After Mikheil Saakashvili won reelection in a disputed election last month, the country’s opposition—which together took nearly half the vote—refused to recognize him as a legitimate victor. They seem to have no qualms about spending the next five years referring to him as a “de facto president,” but make no secret of their intent to oust him from office should they win a parliamentary majority in upcoming elections.

Opinions diverge on whether the sudden death of billionaire government foe Badri Patarkatsishvili will mobilize voters, but this newspaper’s best guess is that without hard evidence of a government-directed killing, Patarkatsishvili’s death will not galvanize demonstrators as did the controversial arrest of ex-defense minister Irakli Okruashvili last September.

Yet a massive crowd can still be expected outside the parliament building; opponents of this government remain unappeased by Saakashvili’s piquant cabinet shuffle and promises of fairer elections next time around.

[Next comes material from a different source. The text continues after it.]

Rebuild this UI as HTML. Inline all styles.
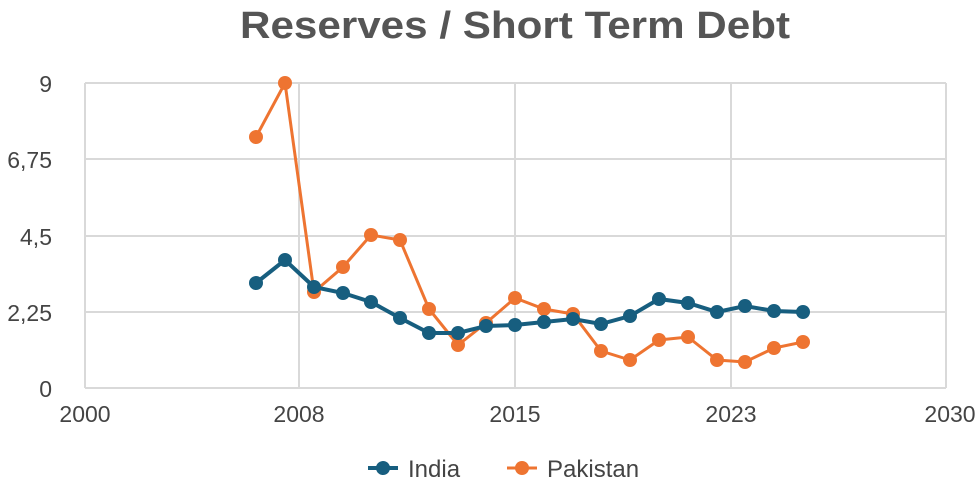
<!DOCTYPE html><html><head><style>body{margin:0;background:#fff}svg{font-family:"Liberation Sans",sans-serif}</style></head><body>
<svg width="980" height="488" xmlns="http://www.w3.org/2000/svg">
<text x="515" y="38" text-anchor="middle" font-size="38" font-weight="bold" fill="#555" textLength="550" lengthAdjust="spacingAndGlyphs">Reserves / Short Term Debt</text>
<g stroke="#d9d9d9" stroke-width="2">
<line x1="85" y1="83" x2="946" y2="83"/><line x1="85" y1="159" x2="946" y2="159"/><line x1="85" y1="236" x2="946" y2="236"/><line x1="85" y1="312" x2="946" y2="312"/><line x1="85" y1="388" x2="946" y2="388"/>
<line x1="85" y1="83" x2="85" y2="388"/><line x1="299" y1="83" x2="299" y2="388"/><line x1="515" y1="83" x2="515" y2="388"/><line x1="731" y1="83" x2="731" y2="388"/><line x1="946" y1="83" x2="946" y2="388"/>
</g>
<g font-size="23" fill="#444" text-anchor="end">
<text x="52" y="92">9</text><text x="52" y="168">6,75</text><text x="52" y="245">4,5</text><text x="52" y="321">2,25</text><text x="52" y="397">0</text></g>
<g font-size="23" fill="#444" text-anchor="middle">
<text x="85" y="422">2000</text><text x="299" y="422">2008</text><text x="515" y="422">2015</text><text x="731" y="422">2023</text><text x="950" y="422">2030</text></g>
<g fill="#ee7431" stroke="#ee7431" stroke-width="3">
<polyline fill="none" points="256,137 285,83 314,292 343,267 371,235 400,240 429,309 458,345 486,323 515,298 544,309 573,314 601,351 630,360 659,340 688,337 717,360 745,362 774,348 803,342"/>
<g stroke="none"><circle cx="256" cy="137" r="7"/><circle cx="285" cy="83" r="7"/><circle cx="314" cy="292" r="7"/><circle cx="343" cy="267" r="7"/><circle cx="371" cy="235" r="7"/><circle cx="400" cy="240" r="7"/><circle cx="429" cy="309" r="7"/><circle cx="458" cy="345" r="7"/><circle cx="486" cy="323" r="7"/><circle cx="515" cy="298" r="7"/><circle cx="544" cy="309" r="7"/><circle cx="573" cy="314" r="7"/><circle cx="601" cy="351" r="7"/><circle cx="630" cy="360" r="7"/><circle cx="659" cy="340" r="7"/><circle cx="688" cy="337" r="7"/><circle cx="717" cy="360" r="7"/><circle cx="745" cy="362" r="7"/><circle cx="774" cy="348" r="7"/><circle cx="803" cy="342" r="7"/></g></g>
<g fill="#175e7f" stroke="#175e7f" stroke-width="4">
<polyline fill="none" points="256,283 285,260 314,287 343,293 371,302 400,318 429,333 458,333 486,326 515,325 544,322 573,319 601,324 630,316 659,299 688,303 717,312 745,306 774,311 803,312"/>
<g stroke="none"><circle cx="256" cy="283" r="7"/><circle cx="285" cy="260" r="7"/><circle cx="314" cy="287" r="7"/><circle cx="343" cy="293" r="7"/><circle cx="371" cy="302" r="7"/><circle cx="400" cy="318" r="7"/><circle cx="429" cy="333" r="7"/><circle cx="458" cy="333" r="7"/><circle cx="486" cy="326" r="7"/><circle cx="515" cy="325" r="7"/><circle cx="544" cy="322" r="7"/><circle cx="573" cy="319" r="7"/><circle cx="601" cy="324" r="7"/><circle cx="630" cy="316" r="7"/><circle cx="659" cy="299" r="7"/><circle cx="688" cy="303" r="7"/><circle cx="717" cy="312" r="7"/><circle cx="745" cy="306" r="7"/><circle cx="774" cy="311" r="7"/><circle cx="803" cy="312" r="7"/></g></g>
<line x1="368" y1="468" x2="398" y2="468" stroke="#175e7f" stroke-width="4"/><circle cx="383" cy="468" r="7" fill="#175e7f"/>
<text x="408" y="477" font-size="24" fill="#444">India</text>
<line x1="507" y1="468" x2="537" y2="468" stroke="#ee7431" stroke-width="3"/><circle cx="522" cy="468" r="7" fill="#ee7431"/>
<text x="547" y="477" font-size="24" fill="#444">Pakistan</text>
</svg></body></html>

It’s a political deadlock. The opposition’s demands are a hodgepodge of the reasonable (scrapping the arcane and unfair majoritarian method of electing parliamentarians) and the obviously untenable (releasing a list of ‘political prisoners,’ a demand which comes across as rebels negotiating the freeing of their comrades-in-arms). But they are publicly unwilling to budge, and many in the ruling party are hardly more agreeable.

With the prospects for dialogue dim and dimming, the only foreseeable way to defuse the situation is for the ruling party to lose heavily in upcoming parliamentary elections. But the government is talking about holding the polls in late May—that gives time for them to campaign and straighten out the deeply flawed electoral system, but also plenty of opportunity for the volatile political situation, voter fatigue not withstanding, to boil over.

That’s three months until the next elections, an anxiety-ridden eternity in Georgian politics.